Scott Stoki, Engine Shop Manager, says the typical delivery time for a major inspection like the CZI is 30 days. “The timing was right for this event. All the parts that squawked were available in our engine parts inventory.”
There are more than 1,000 parts in a TFE731 engine that require inspection, and with aging engines like the 731-2, operators can expect a fair amount will need to be replaced.
Chelsea Ortiz, Engine Parts Reclamation Program Coordinator, says the available inventory is constantly changing. “Several parts go in and out of the warehouse every day. So it can fluctuate from hour to hour.”
As soon as a sales quote is approved by the customer, it is noted in the system. The available parts are pulled from inventory and held for that customer’s event. The more in-demand parts are often sold before they hit the shelves.
“The demand for reclaimed Honeywell TFE731 engine parts is strong,” says Chelsea. “We are continually adding engines to our reclamation and recycling process.”

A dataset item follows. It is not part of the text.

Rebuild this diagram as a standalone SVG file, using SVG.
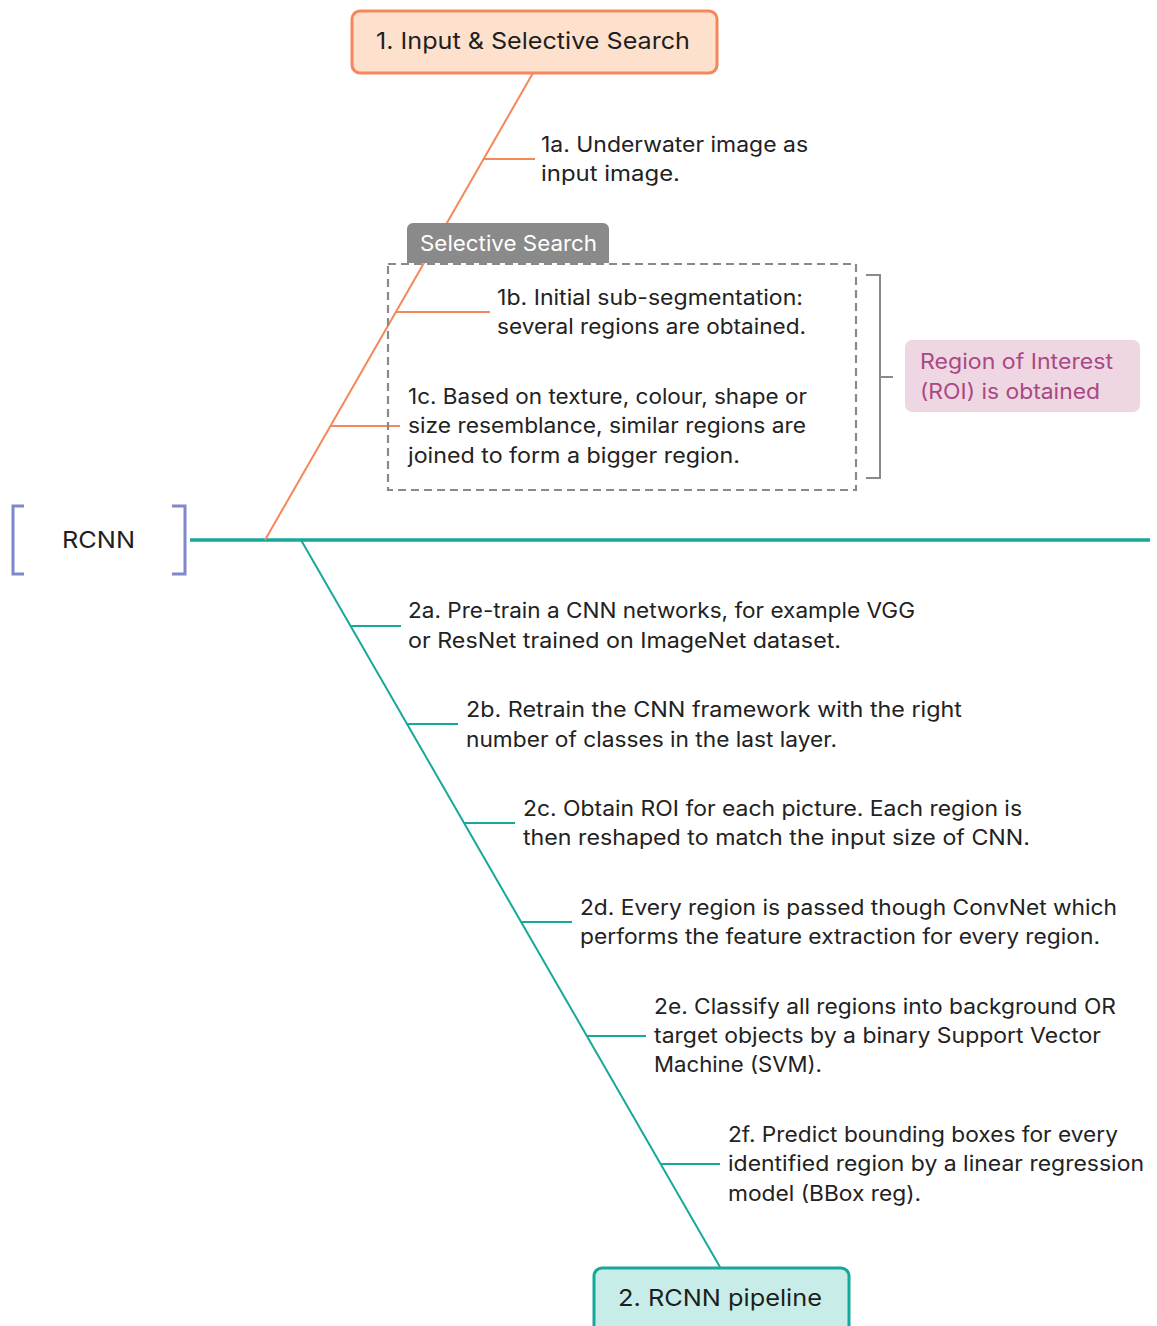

At any given time, there are on average 12 Honeywell TFE731-2 and -3 engines in the process of a complete teardown. Chelsea manages the process from purchase, quote, receiving, tear down, inspection, and recertification with the support of the engine shop. All parts are returned to service with a signed Duncan Aviation FAA 8130-3 and EASA dual-release tag.
Since taking over the program in 2019, Chelsea has seen the available Duncan Aviation reclaimed engine inventory increase by nearly 200% and sales of reclaimed parts by more than 500%.
Nearly all of the reclaimed parts inventory is exclusively used to support Duncan Aviation’s customers whose engines are in-house for inspection or being supported by the Duncan Aviation RRT (Rapid Response Teams) in the field.
Real value can be found in reclaimed engine parts. Not only can they reduce inspection downtime, but they are a lower-cost alternative that allows aging aircraft to continue to provide valuable flight services to operators and companies.
The environmental impact associated with new aviation manufacturing is significant. Aircraft engine parts are made out of exotic metal alloys such as titanium, Waspaloy, Hastelloy, and Inconel. The entire aviation industry (commercial, business, and general aviation) relies on these rare metals because they can withstand high heat and have the strength-to-weight ratio necessary for flight. Because the supply of these limited resources is dwindling and becoming rarer, the cost of the parts is rising significantly.
Reclaiming good, serviceable engine parts and reintroducing them back into service is recycling at its very best. No more precious metals are removed from the earth, and very little, if any, machining or chemical applications are necessary to return these parts to service in another engine.
With Duncan Aviation’s Engine Parts Reclamation Program, 75 percent of each engine’s parts are reclaimed and recycled. This process, on many levels, significantly lowers environmental impact.